Available data >>
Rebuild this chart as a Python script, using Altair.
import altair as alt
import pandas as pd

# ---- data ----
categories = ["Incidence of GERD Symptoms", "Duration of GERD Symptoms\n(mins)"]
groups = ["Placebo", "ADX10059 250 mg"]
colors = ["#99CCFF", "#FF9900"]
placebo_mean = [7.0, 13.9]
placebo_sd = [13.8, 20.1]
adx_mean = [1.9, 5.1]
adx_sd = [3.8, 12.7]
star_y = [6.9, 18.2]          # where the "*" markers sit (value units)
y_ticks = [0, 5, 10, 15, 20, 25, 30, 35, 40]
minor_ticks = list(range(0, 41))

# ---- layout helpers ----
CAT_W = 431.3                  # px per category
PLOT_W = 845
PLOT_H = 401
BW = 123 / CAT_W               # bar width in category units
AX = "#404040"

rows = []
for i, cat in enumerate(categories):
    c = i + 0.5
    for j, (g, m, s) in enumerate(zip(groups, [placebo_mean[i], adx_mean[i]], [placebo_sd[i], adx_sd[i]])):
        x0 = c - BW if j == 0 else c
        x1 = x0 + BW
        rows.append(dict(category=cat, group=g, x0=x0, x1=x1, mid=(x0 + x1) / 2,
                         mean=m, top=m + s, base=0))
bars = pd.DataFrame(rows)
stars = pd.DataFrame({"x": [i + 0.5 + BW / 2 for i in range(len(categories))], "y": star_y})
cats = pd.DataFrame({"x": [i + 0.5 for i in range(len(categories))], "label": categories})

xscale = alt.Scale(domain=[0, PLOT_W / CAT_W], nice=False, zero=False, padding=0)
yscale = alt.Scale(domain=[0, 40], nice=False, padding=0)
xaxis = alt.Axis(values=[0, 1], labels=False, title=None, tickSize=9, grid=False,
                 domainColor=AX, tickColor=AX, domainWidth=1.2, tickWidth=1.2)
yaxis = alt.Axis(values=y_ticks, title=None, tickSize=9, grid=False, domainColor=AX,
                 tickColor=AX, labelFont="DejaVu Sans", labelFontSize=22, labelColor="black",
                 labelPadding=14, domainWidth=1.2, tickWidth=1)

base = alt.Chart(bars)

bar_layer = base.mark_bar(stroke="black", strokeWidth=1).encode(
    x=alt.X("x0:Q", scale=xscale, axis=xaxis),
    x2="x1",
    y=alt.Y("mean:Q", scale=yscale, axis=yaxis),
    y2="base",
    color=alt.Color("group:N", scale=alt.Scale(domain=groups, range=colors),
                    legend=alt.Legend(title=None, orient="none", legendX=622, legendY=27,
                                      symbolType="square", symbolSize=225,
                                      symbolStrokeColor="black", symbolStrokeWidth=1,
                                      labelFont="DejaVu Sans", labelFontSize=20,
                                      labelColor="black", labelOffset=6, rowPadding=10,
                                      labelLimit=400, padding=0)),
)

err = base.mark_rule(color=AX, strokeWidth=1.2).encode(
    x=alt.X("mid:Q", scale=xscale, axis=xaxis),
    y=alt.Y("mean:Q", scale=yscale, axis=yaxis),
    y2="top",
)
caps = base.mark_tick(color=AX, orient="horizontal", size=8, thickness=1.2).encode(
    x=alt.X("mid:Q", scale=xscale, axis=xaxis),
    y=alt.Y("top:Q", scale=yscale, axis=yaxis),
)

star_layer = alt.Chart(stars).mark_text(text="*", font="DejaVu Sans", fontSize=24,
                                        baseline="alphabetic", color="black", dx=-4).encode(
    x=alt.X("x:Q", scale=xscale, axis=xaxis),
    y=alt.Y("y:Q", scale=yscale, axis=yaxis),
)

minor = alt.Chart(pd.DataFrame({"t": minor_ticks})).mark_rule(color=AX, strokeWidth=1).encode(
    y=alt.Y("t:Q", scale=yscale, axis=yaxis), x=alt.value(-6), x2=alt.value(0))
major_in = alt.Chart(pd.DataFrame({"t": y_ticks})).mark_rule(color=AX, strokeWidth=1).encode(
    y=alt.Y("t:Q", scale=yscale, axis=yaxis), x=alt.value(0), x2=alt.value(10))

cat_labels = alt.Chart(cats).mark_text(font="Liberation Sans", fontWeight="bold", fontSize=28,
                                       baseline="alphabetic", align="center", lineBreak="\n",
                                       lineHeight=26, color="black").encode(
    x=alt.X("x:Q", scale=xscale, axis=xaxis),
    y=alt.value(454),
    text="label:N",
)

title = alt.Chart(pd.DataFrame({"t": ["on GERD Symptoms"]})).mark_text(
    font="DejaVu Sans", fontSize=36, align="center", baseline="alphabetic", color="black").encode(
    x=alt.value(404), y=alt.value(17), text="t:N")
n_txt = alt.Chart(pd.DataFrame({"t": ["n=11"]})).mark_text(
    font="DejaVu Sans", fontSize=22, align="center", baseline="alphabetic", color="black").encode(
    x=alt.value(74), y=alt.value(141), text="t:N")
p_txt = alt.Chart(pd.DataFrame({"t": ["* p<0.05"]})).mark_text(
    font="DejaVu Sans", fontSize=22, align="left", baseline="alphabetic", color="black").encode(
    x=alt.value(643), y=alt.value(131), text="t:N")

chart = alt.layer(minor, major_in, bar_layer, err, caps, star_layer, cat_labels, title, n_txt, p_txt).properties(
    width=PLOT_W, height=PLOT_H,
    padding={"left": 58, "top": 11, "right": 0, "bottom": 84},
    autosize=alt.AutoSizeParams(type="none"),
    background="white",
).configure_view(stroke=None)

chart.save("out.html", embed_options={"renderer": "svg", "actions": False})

Required work >>
Return exactly the opening lines of the listing above, ending with the line that has "import pandas as pd".

Written reply >>
Rebuild this chart as a Python script, using Altair.
import altair as alt
import pandas as pd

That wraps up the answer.